§ WORK TO COMPLETE:
Which lines hold the word "React"? Show each of them.

§ DATA EXTRACT:
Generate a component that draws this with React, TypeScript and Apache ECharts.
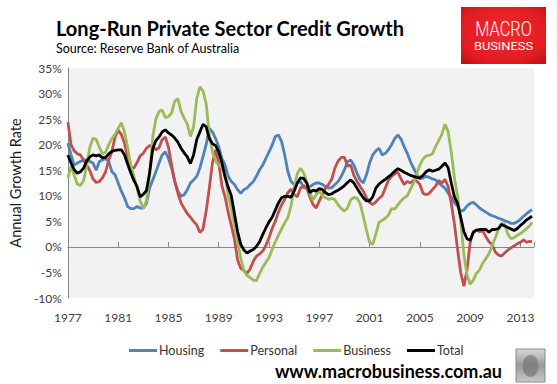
import React, { useEffect, useRef } from 'react';
import * as echarts from 'echarts';

// Quarterly observations from 1977 Q1, final point late 2013
const startYear = 1977;
const lastDate = 2013.92;
const seriesNames = ['Housing', 'Personal', 'Business', 'Total'];
const seriesColors = ['#4f81bd', '#c0504d', '#9bbb59', '#000000'];
const yTicks = [-10, -5, 0, 5, 10, 15, 20, 25, 30, 35];

const housing = [
  20.3, 18, 16, 16.4, 16.7, 17, 17, 16.7, 16.4, 15, 16.7, 17, 17.3, 16.7, 14.7, 14.1,
  12.5, 10.9, 9.6, 7.9, 7.5, 7.5, 7.9, 7.6, 7.6, 8.5, 11.5, 13.1, 14.7, 16.4, 18, 18.6,
  17.3, 15.4, 12.8, 10.9, 9.9, 10.2, 11.2, 12.5, 13.1, 13.8, 15.4, 17.7, 20, 23.2, 22.5, 21.2,
  19.6, 17.3, 16, 13.8, 12.8, 12.2, 11.2, 10.5, 11.2, 11.5, 12.2, 12.8, 13.8, 15.1, 16, 17.3,
  18.6, 19.9, 21.6, 21.9, 20.6, 18, 14.7, 12.8, 12.2, 12.5, 12.8, 11.6, 11.5, 11.8, 12.2, 12.5,
  12.5, 12.2, 11.8, 11.5, 11.6, 12.2, 12.8, 13.8, 15.1, 16.7, 17, 16, 14.4, 13.1, 12.5, 14.1,
  16.4, 18, 18.8, 19.3, 18, 18.3, 19, 20, 21.2, 21.9, 21.1, 19.6, 18.3, 16.7, 15.4, 14.2,
  13.3, 13.5, 13.8, 13.6, 13.3, 13.1, 12.5, 12, 11.5, 10.5, 9.7, 8.6, 8, 7, 7.2, 8,
  8.5, 8.7, 8.2, 7.6, 7.2, 6.8, 6.4, 6.1, 5.9, 5.6, 5.4, 5.1, 4.9, 4.6, 4.6, 4.9,
  5.4, 6, 6.5, 7.0, 7.3,
];
const personal = [
  24.4, 20, 18.8, 18.2, 18, 16.9, 16, 14.9, 13.3, 12.6, 12.8, 13.5, 14.7, 17, 18.6, 21.5,
  22.8, 22, 20.3, 17.5, 15.6, 15.4, 16.5, 17.8, 18.3, 19.3, 19.8, 19.6, 19, 19.4, 21, 21.5,
  19.5, 16, 12.8, 10.5, 8.6, 7.5, 6.5, 5.8, 5, 4.3, 2.8, 3.5, 7, 11.5, 16.5, 19,
  16.5, 12, 9.8, 6.8, 4.2, 1.5, -2.5, -4.2, -4.6, -5.2, -4.3, -2.8, -1.8, -1.4, -0.8, 0.3,
  1.8, 3.6, 5, 6.8, 8.2, 9.3, 10.6, 11.3, 10.3, 9.8, 11.5, 12, 11.5, 9.8, 8.3, 7.6,
  9, 10.2, 11.5, 12.3, 13.3, 15.5, 16.8, 17.5, 17.5, 15.8, 16, 14, 12.8, 11.8, 10.9, 9.6,
  8.7, 8.3, 8.8, 9.5, 10, 11.5, 13, 13.8, 14.3, 14.6, 13.3, 12.2, 12.8, 12.5, 13, 12.9,
  12.2, 10.5, 10.2, 10.5, 11.2, 11.9, 13, 12.5, 13.2, 11.8, 8.5, 4.5, -0.5, -5, -7.7, -4.5,
  0.8, 3, 3.3, 3, 3.1, 2, 1, 0.4, -1, -1.6, -1.8, -1.2, -0.6, -0.2, 0.2, 0.6,
  0.9, 1.4, 0.9, 1.1, 1.0,
];
const business = [
  13.5, 15.8, 14, 12.3, 12, 13, 16, 19.5, 21.3, 21, 19.5, 18.2, 18.5, 20, 21.2, 22,
  23.2, 24.3, 22.5, 19.5, 16, 13.8, 11.5, 9, 7.5, 9, 14, 21.5, 25, 26.5, 26.8, 25.3,
  25.5, 26.2, 28.5, 29, 26.5, 25.2, 24, 21.6, 23.5, 29, 31.3, 30.5, 28, 22, 18.6, 16.8,
  16, 15.5, 14.3, 10, 7.5, 4.3, 1, -2.2, -4.6, -5.6, -6, -6.5, -6.6, -5.2, -4, -3,
  -2.1, -0.5, 1, 2.3, 3.5, 4.7, 5.7, 8, 11.5, 14.3, 15.4, 14.5, 12.8, 10.5, 9.2, 10.2,
  10.9, 10, 9.6, 9.3, 9.5, 9.2, 8.2, 7.5, 7, 7.6, 9.2, 9.7, 9.5, 8.5, 6, 3.3,
  0.9, 0.5, 2.5, 4.8, 5.2, 5.6, 6.2, 7.5, 7.4, 8.2, 9, 9.6, 10, 11.3, 12.5, 14.3,
  16, 17.2, 17.8, 17.9, 18.2, 19.6, 20.8, 22, 24, 22.5, 18.5, 13.5, 10, 5, -1.5, -5.5,
  -7.3, -6.5, -5.2, -4.5, -3.2, -2.3, -1.3, 0.2, 1.8, 3.4, 4.6, 4.4, 2.5, 1.6, 1.8, 2.3,
  2.6, 3.1, 3.6, 4.2, 4.8,
];
const total = [
  18, 16.4, 15.1, 14.4, 14.7, 15.4, 16.8, 17.6, 18, 17.8, 18, 17.4, 17.5, 18.2, 18.7, 18.9,
  19, 19, 18, 16.2, 14.5, 13, 11.8, 9.8, 10.3, 11, 14.5, 19.2, 20.8, 21.5, 22.5, 22.9,
  22.3, 21.9, 21.3, 20.5, 19.3, 18.4, 17.6, 16.3, 18, 21, 22.5, 24, 23.5, 21.2, 20.2, 19.8,
  18.6, 16.5, 13.7, 11.7, 10, 6.5, 3, 0.5, -0.6, -1.2, -0.8, -0.5, 0.1, 1, 2.4, 3.7,
  4.9, 5.8, 7.2, 8.6, 9.6, 9.9, 9.9, 9.7, 10.9, 12.5, 13.5, 13.4, 12.5, 10.6, 11.1, 10.9,
  11.4, 11.2, 10.6, 10.2, 10.4, 10.8, 11.1, 11.5, 12, 12.6, 13.1, 12.5, 11.5, 10.5, 9.6, 9,
  9, 9.8, 11.5, 12.3, 12.8, 13.2, 13.7, 14.2, 14.8, 15.3, 15, 14.6, 14.3, 14, 13.8, 13.6,
  13.5, 14, 14.7, 15.1, 14.8, 15, 15.2, 15.8, 16.4, 15.5, 12.5, 9.8, 8.5, 5.8, 3, 1.6,
  1.3, 2.8, 3.3, 3.4, 3.4, 3.4, 2.9, 3.4, 3.4, 3.6, 4.4, 4.1, 3.8, 3.5, 3.2, 3.6,
  4.2, 4.7, 5.3, 5.7, 6.0,
];

const allSeries = [housing, personal, business, total];

function toPoints(values: number[]): [number, number][] {
  return values.map((v, i) => [i === values.length - 1 ? lastDate : startYear + i * 0.25, v]);
}

const FONT = 'Lato, "Open Sans", sans-serif';

export default function App() {
  const ref = useRef<HTMLDivElement>(null);
  useEffect(() => {
    document.body.style.margin = '0';
    if (!ref.current) return;
    const chart = echarts.init(ref.current, undefined, { renderer: 'svg' });
    const axisGrey = '#868686';
    const xCommon = {
      type: 'value' as const,
      min: startYear,
      max: 2014.08,
      interval: 4,
      splitLine: { show: false },
    };
    chart.setOption({
      animation: false,
      backgroundColor: '#ffffff',
      textStyle: { fontFamily: FONT },
      grid: {
        left: 56, right: 23, top: 68, bottom: 86,
        show: true, backgroundColor: '#f2f2f2', borderWidth: 0,
      },
      xAxis: [
        {
          ...xCommon,
          position: 'bottom',
          axisLine: { show: false, onZero: false },
          axisTick: { show: false },
          axisLabel: {
            margin: 13,
            color: '#404040',
            fontSize: 12,
            fontFamily: FONT,
            align: 'center',
            formatter: (v: number) => ((v - startYear) % 4 === 0 ? String(v) : ''),
          },
        },
        {
          ...xCommon,
          position: 'top',
          axisLine: { show: true, onZero: true, onZeroAxisIndex: 0, lineStyle: { color: axisGrey, width: 1 } },
          axisTick: { show: true, inside: false, length: 5, lineStyle: { color: axisGrey } },
          axisLabel: { show: false },
        },
      ],
      yAxis: {
        type: 'value',
        min: yTicks[0],
        max: yTicks[yTicks.length - 1],
        interval: 5,
        name: 'Annual Growth Rate',
        nameLocation: 'middle',
        nameRotate: 90,
        nameGap: 37,
        nameTextStyle: { fontSize: 14.5, color: '#1a1a1a', fontFamily: FONT },
        axisLine: { show: true, lineStyle: { color: axisGrey, width: 1 } },
        axisTick: { show: false },
        splitLine: { show: false },
        axisLabel: { color: '#404040', fontSize: 12, margin: 6, fontFamily: FONT, formatter: (v: number) => `${v}%` },
      },
      legend: {
        data: seriesNames,
        left: 124,
        top: 339,
        icon: 'rect',
        itemWidth: 28,
        itemHeight: 3,
        itemGap: 16,
        textStyle: { fontSize: 12.5, color: '#333333', fontFamily: FONT, padding: [0, 0, 0, -3] },
      },
      series: allSeries.map((vals, i) => ({
        name: seriesNames[i],
        type: 'line',
        xAxisIndex: 0,
        data: toPoints(vals),
        showSymbol: false,
        symbol: 'none',
        color: seriesColors[i],
        lineStyle: { width: 2.8, color: seriesColors[i] },
      })),
      graphic: [
        {
          type: 'text', left: 56, top: 18,
          style: { text: 'Long-Run Private Sector Credit Growth', fill: '#000', font: `bold 20px ${FONT}` },
        },
        {
          type: 'text', left: 56, top: 42,
          style: { text: 'Source: Reserve Bank of Australia', fill: '#000', font: `12.5px ${FONT}` },
        },
        {
          type: 'rect', shape: { x: 461, y: 7, width: 85, height: 57 },
          style: {
            fill: new echarts.graphic.RadialGradient(0.5, 0.45, 0.75, [
              { offset: 0, color: '#f4292c' },
              { offset: 0.7, color: '#e01c22' },
              { offset: 1, color: '#b80f16' },
            ]),
          },
        },
        {
          type: 'text', x: 503.5, y: 29.5, scaleX: 0.78, scaleY: 1,
          style: { text: 'MACRO', fill: '#ffffff', font: `300 21px Roboto, sans-serif`, textAlign: 'center', textVerticalAlign: 'middle' },
        },
        {
          type: 'text', x: 503.5, y: 46, scaleX: 1.12, scaleY: 1,
          style: { text: 'BUSINESS', fill: '#ffffff', font: `11.5px Roboto, sans-serif`, textAlign: 'center', textVerticalAlign: 'middle' },
        },
        {
          type: 'text', x: 502, y: 371,
          style: { text: 'www.macrobusiness.com.au', fill: '#000', font: `bold 18px ${FONT}`, textAlign: 'right', textVerticalAlign: 'middle' },
        },
        {
          type: 'rect', shape: { x: 516, y: 349, width: 29, height: 33 },
          style: {
            fill: new echarts.graphic.LinearGradient(0, 0, 0, 1, [
              { offset: 0, color: '#d8d8d8' },
              { offset: 0.5, color: '#9a9a9a' },
              { offset: 1, color: '#c8c8c8' },
            ]),
            stroke: '#8a8a8a', lineWidth: 1,
          },
        },
        {
          type: 'ellipse', shape: { cx: 530.5, cy: 366, rx: 8, ry: 11 },
          style: { fill: '#6e6e6e', opacity: 0.6 },
        },
      ],
    });
    return () => chart.dispose();
  }, []);
  return <div ref={ref} style={{ width: 557, height: 384 }} />;
}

§ FULL RESPONSE:
Generate a component that draws this with React, TypeScript and Apache ECharts.
import React, { useEffect, useRef } from 'react';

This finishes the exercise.